The --config-pass-command solution above should work for both of our use cases though, since you can just have a single script decrypt the password and dump it to stdout, right?

that does not apply to me, as there is no decryption key needed.
the python script that encrypts and decrypts the rclone password is a self-contained algorithm.
it is a custom three-step encryption algorithm that uses ROT and then XOR on the output of the ROT and then take the output of the XOR and reverses it.

so someone would have to have access the source code of the python script, and that script is not stored on the server.

i use pyinstaller to convert the script to a .exe
then i use UPX to compress/scramble the .exe

so to get the rclone password someone would have to

  1. know that i scrambled the .exe with UPX and somehow unscramble it to get the original .exe
  2. take the unscrambled .exe and de-compile it back to python code.
  3. then you would have to find the encrypted rclone password.

My method works well for me because I already have a bunch of servers spread around connected via secure tunnels, so it's easy just to fetch things over them, but I'm curious: How to you run automated / non-interactive rclone jobs without leaving the compiled decryption executable on the server?

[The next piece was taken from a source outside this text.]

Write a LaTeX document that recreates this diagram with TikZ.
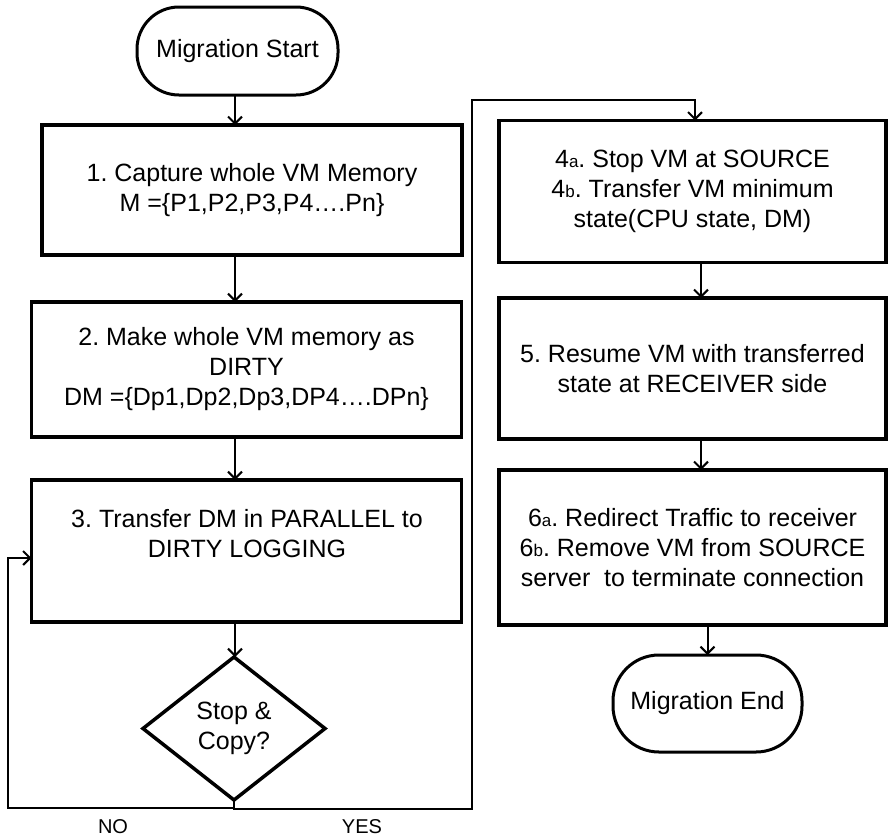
\documentclass[tikz,border=0pt]{standalone}
\usepackage{fontspec}
\setmainfont{Liberation Sans}
\usetikzlibrary{arrows.meta,shapes.geometric}
\newcommand{\sml}[1]{{\fontsize{17}{17}\selectfont #1}}
\frenchspacing
\begin{document}
\begin{tikzpicture}[x=1pt,y=-1pt,
  every node/.style={font=\fontsize{25}{30}\selectfont, inner sep=0pt, outer sep=0pt},
  box/.style={draw, line width=3.5pt, rectangle, align=center},
  term/.style={draw, line width=3pt, rounded corners=42pt, align=center},
  decision/.style={draw, line width=3.5pt, diamond, align=center},
  conn/.style={line width=2pt, -{Straight Barb[length=7pt,width=14pt]}},
  lbl/.style={font=\fontsize{20}{24}\selectfont}
]
\useasboundingbox[fill=white] (0,0) rectangle (888,838);

% left column
\node[term, minimum width=201pt, minimum height=88pt] (start) at (237.5,51) {Migration Start};
\node[box, minimum width=420pt, minimum height=130pt] (b1) at (252,190) {1. Capture whole VM Memory\\M =\{P1,P2,P3,P4\dots.Pn\}};
\node[box, minimum width=430pt, minimum height=135pt] (b2) at (246.5,369.5) {2. Make whole VM memory as\\DIRTY\\DM =\{Dp1,Dp2,Dp3,DP4\dots.DPn\}};
\node[box, minimum width=430pt, minimum height=142pt] (b3) at (246.5,551) {};
\node[align=center] (b3t) at (247,534) {3. Transfer DM in PARALLEL to\\DIRTY LOGGING};
\node[decision, minimum width=182pt, minimum height=143pt] (dia) at (234,728.5) {Stop \&\\Copy?};

% right column
\node[box, minimum width=387pt, minimum height=142pt] (b4) at (692.5,191.5) {4\sml{a}. Stop VM at SOURCE\\4\sml{b}. Transfer VM minimum\\state(CPU state, DM)};
\node[box, minimum width=387pt, minimum height=141pt] (b5) at (692.5,368.5) {5. Resume VM with transferred\\state at RECEIVER side};
\node[box, minimum width=387pt, minimum height=155pt] (b6) at (692.5,547.5) {6\sml{a}. Redirect Traffic to receiver\\6\sml{b}. Remove VM from SOURCE\\server\ \ to terminate connection};
\node[term, rounded corners=46pt, minimum width=189pt, minimum height=97pt] (end) at (707.5,703.5) {Migration End};

% labels
\node[lbl] (no) at (113,827) {NO};
\node[lbl] (yes) at (362,827) {YES};

% helper coordinates
\coordinate (lx) at (235,0);
\coordinate (rx) at (701,0);
\coordinate (nc1) at (8,808);
\coordinate (nc2) at (8,558);
\coordinate (yc1) at (472,809);
\coordinate (yc2) at (695,100);

% connectors
\draw[conn] (start.south -| lx) -- (b1.north -| lx);
\draw[conn] (b1.south -| lx) -- (b2.north -| lx);
\draw[conn] (b2.south -| lx) -- (b3.north -| lx);
\draw[conn] (b3.south -| lx) -- (dia.north -| lx);
\draw[conn] (dia.south) |- (nc1) -- (nc2) -- (nc2 -| b3.west);
\draw[conn] (dia.south) |- (yc1) |- (yc2) -- (yc2 |- b4.north);
\draw[conn] (b4.south -| rx) -- (b5.north -| rx);
\draw[conn] (b5.south -| rx) -- (b6.north -| rx);
\draw[conn] (b6.south -| end.north) -- (end.north);
\end{tikzpicture}
\end{document}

For instance, I can keep an rlone mount going by setting / unsetting RCLONE_CONFIG_PASS, but when an rclone job spools up to sync a backup or move some files around, it needs access to the password again.

Perhaps the proper way to is to run an rclone rcd once and then pass commands to it instead of calling rlcone... but that would require rewriting a ton of scripts.

the compiled .exe is on the server.

the encrypted rclone password is not stored in a file, whether locally or web server, but it is hidden deep inside the windows registry on that same server.

in addition, on the windows computer, i create a user
that user:

  1. is not able to login.
  2. using bitlocker, i add yet another layer of encryption to encrypt
    a. the already compressed/scrambled/compiled .exe
    b. the underlying windows user profile
    c. all user files
    d. entire registry that stores the already encrypted rclone password.
    e. the scripts that run rclone are run non-interactively via task scheduler.